Swiss, EU move closer to linking emissions trading systems

ZURICH (Reuters) - Switzerland and the European Union have moved closer to linking their carbon emissions trading systems (ETS) after the European Commission and Swiss government gave their backing for a deal.

An accord could be signed by the year’s end and needs approval from EU leaders and ratification by the Swiss and EU parliaments, according to announcements in Brussels and Bern.

The Swiss ETS now includes 54 major carbon dioxide (CO2) emitters. Linking the Swiss and European systems will let these companies access a bigger and more liquid market.

Once the agreement takes effect, not expected before 2019, participants in the EU ETS will be able to use units from the Swiss system for compliance and vice versa, and emissions generated by aviation will also be included in the Swiss system.

“In line with the proposed regulation in the EU, it is expected that only flights from Switzerland to other countries in the European Economic Area and internal flights will be included,” the Swiss government said after a cabinet meeting.

The Swiss ETS is based on the cap-and-trade principle. The cap was set at 5.63 million tonnes of CO2 for 2013 and is reduced by 1.74 percent every year. The cap will be 4.91 million tonnes in 2020.

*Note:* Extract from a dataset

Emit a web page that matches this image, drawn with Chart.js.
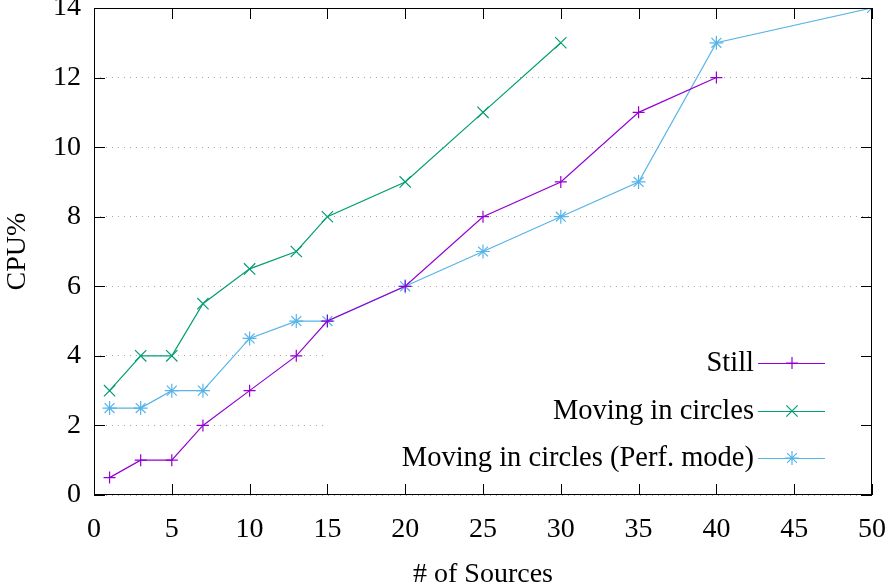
<!DOCTYPE html>
<html>
<head>
<meta charset="utf-8">
<script src="https://cdn.jsdelivr.net/npm/chart.js@4.4.0/dist/chart.umd.min.js"></script>
<style>
  html, body { margin: 0; padding: 0; background: #fff; }
  #wrap { width: 892px; height: 587px; }
</style>
</head>
<body>
<div id="wrap"><canvas id="cpu"></canvas></div>
<script>
// datos
const sources = [1, 3, 5, 7, 10, 13, 15, 20, 25, 30, 35, 40, 50];
const still = [0.5, 1, 1, 2, 3, 4, 5, 6, 8, 9, 11, 12];
const moving = [3, 4, 4, 5.5, 6.5, 7, 8, 9, 11, 13];
const perfMode = [2.5, 2.5, 3, 3, 4.5, 5, 5, 6, 7, 8, 9, 13, 14];
const seriesNames = ['Still', 'Moving in circles', 'Moving in circles (Perf. mode)'];
const xTicks = [0, 5, 10, 15, 20, 25, 30, 35, 40, 45, 50];
const yTicks = [0, 2, 4, 6, 8, 10, 12, 14];

const FONT = '"Liberation Serif", "DejaVu Serif", serif';
const toPoints = vals => vals.map((v, i) => ({ x: sources[i], y: v }));

// caja de la leyenda (fondo blanco que tapa la rejilla)
const legendBox = { left: 323, right: 871, top: 335, bottom: 482 };

const gnuplotLook = {
  id: 'gnuplotLook',
  beforeDatasetsDraw(chart) {
    const ctx = chart.ctx;
    ctx.save();
    ctx.fillStyle = '#fff';
    ctx.fillRect(legendBox.left, legendBox.top, legendBox.right - legendBox.left, legendBox.bottom - legendBox.top);
    ctx.restore();
  },
  afterDraw(chart) {
    const ctx = chart.ctx;
    const a = chart.chartArea;
    const xs = chart.scales.x, ys = chart.scales.y;
    ctx.save();
    ctx.strokeStyle = '#000';
    ctx.lineWidth = 1;
    ctx.strokeRect(a.left + 0.5, a.top + 0.5, a.right - a.left - 1, a.bottom - a.top - 1);
    ctx.beginPath();
    const tl = 11;
    xTicks.forEach(t => {
      const px = Math.round(xs.getPixelForValue(t)) + 0.5;
      ctx.moveTo(px, a.bottom); ctx.lineTo(px, a.bottom - tl);
      ctx.moveTo(px, a.top); ctx.lineTo(px, a.top + tl);
    });
    yTicks.forEach(t => {
      const py = Math.round(ys.getPixelForValue(t)) + 0.5;
      ctx.moveTo(a.left, py); ctx.lineTo(a.left + tl, py);
      ctx.moveTo(a.right, py); ctx.lineTo(a.right - tl, py);
    });
    ctx.stroke();

    // leyenda estilo gnuplot
    ctx.font = '28.5px ' + FONT;
    ctx.textAlign = 'right';
    ctx.textBaseline = 'middle';
    const rows = [363, 411, 458];
    chart.data.datasets.forEach((ds, i) => {
      const y = rows[i];
      ctx.fillStyle = '#000';
      ctx.fillText(ds.label, 754, y + 1);
      ctx.strokeStyle = ds.borderColor;
      ctx.lineWidth = 1.2;
      ctx.beginPath();
      ctx.moveTo(758, y + 0.5); ctx.lineTo(825, y + 0.5);
      ctx.stroke();
      Chart.helpers.drawPoint(ctx, {
        pointStyle: ds.pointStyle, radius: ds.pointRadius, rotation: 0, borderWidth: 1.2
      }, 792, y);
    });
    ctx.restore();
  }
};

const makeSet = (label, vals, color, style, r) => ({
  label: label,
  data: toPoints(vals),
  borderColor: color,
  backgroundColor: color,
  borderWidth: 1.2,
  pointStyle: style,
  pointRadius: r,
  pointBorderWidth: 1.2,
  tension: 0
});

new Chart(document.getElementById('cpu'), {
  type: 'line',
  data: {
    datasets: [
      makeSet(seriesNames[0], still, '#9400d3', 'cross', 6),
      makeSet(seriesNames[1], moving, '#009e73', 'crossRot', 8),
      makeSet(seriesNames[2], perfMode, '#56b4e9', 'star', 7)
    ]
  },
  options: {
    responsive: true,
    maintainAspectRatio: false,
    animation: false,
    layout: { autoPadding: false, padding: { top: 8, right: 20, left: 0, bottom: 0 } },
    plugins: { legend: { display: false }, tooltip: { enabled: false } },
    scales: {
      x: {
        type: 'linear',
        min: 0, max: 50,
        afterBuildTicks: s => { s.ticks = xTicks.map(v => ({ value: v })); },
        afterFit: s => { s.height = 92; s.paddingLeft = 0; s.paddingRight = 0; },
        grid: { display: false, drawTicks: false },
        border: { display: false },
        ticks: { color: '#000', font: { family: FONT, size: 28 }, padding: 18, maxRotation: 0 },
        title: { display: true, text: '# of Sources', color: '#000', font: { family: FONT, size: 28, lineHeight: 0.9 }, padding: { top: 0, bottom: 0 } }
      },
      y: {
        min: 0, max: 14,
        afterBuildTicks: s => { s.ticks = yTicks.map(v => ({ value: v })); },
        afterFit: s => { s.width = 94; s.paddingTop = 0; s.paddingBottom = 0; },
        grid: { color: '#a8a8a8', lineWidth: 1, drawTicks: false },
        border: { display: false, dash: [1, 5] },
        ticks: { color: '#000', font: { family: FONT, size: 28 }, padding: 13 },
        title: { display: true, text: 'CPU%', color: '#000', font: { family: FONT, size: 28 }, padding: 1 }
      }
    }
  },
  plugins: [gnuplotLook]
});
</script>
</body>
</html>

The EU ETS is the world’s largest carbon permit market and regulates around half of Europe’s output of heat-trapping gases, forcing more than 11,000 power plants, factories and airlines surrender a carbon allowance for every tonne of carbon dioxide they emit.

The European Commission is keen to link its ETS with other carbon markets around the world and said linking schemes expands opportunities for emissions reductions, thereby cutting the cost of fighting climate change.

”This is also a model that can work, if and where applicable, with other trading nations,” a Commission spokeswoman said.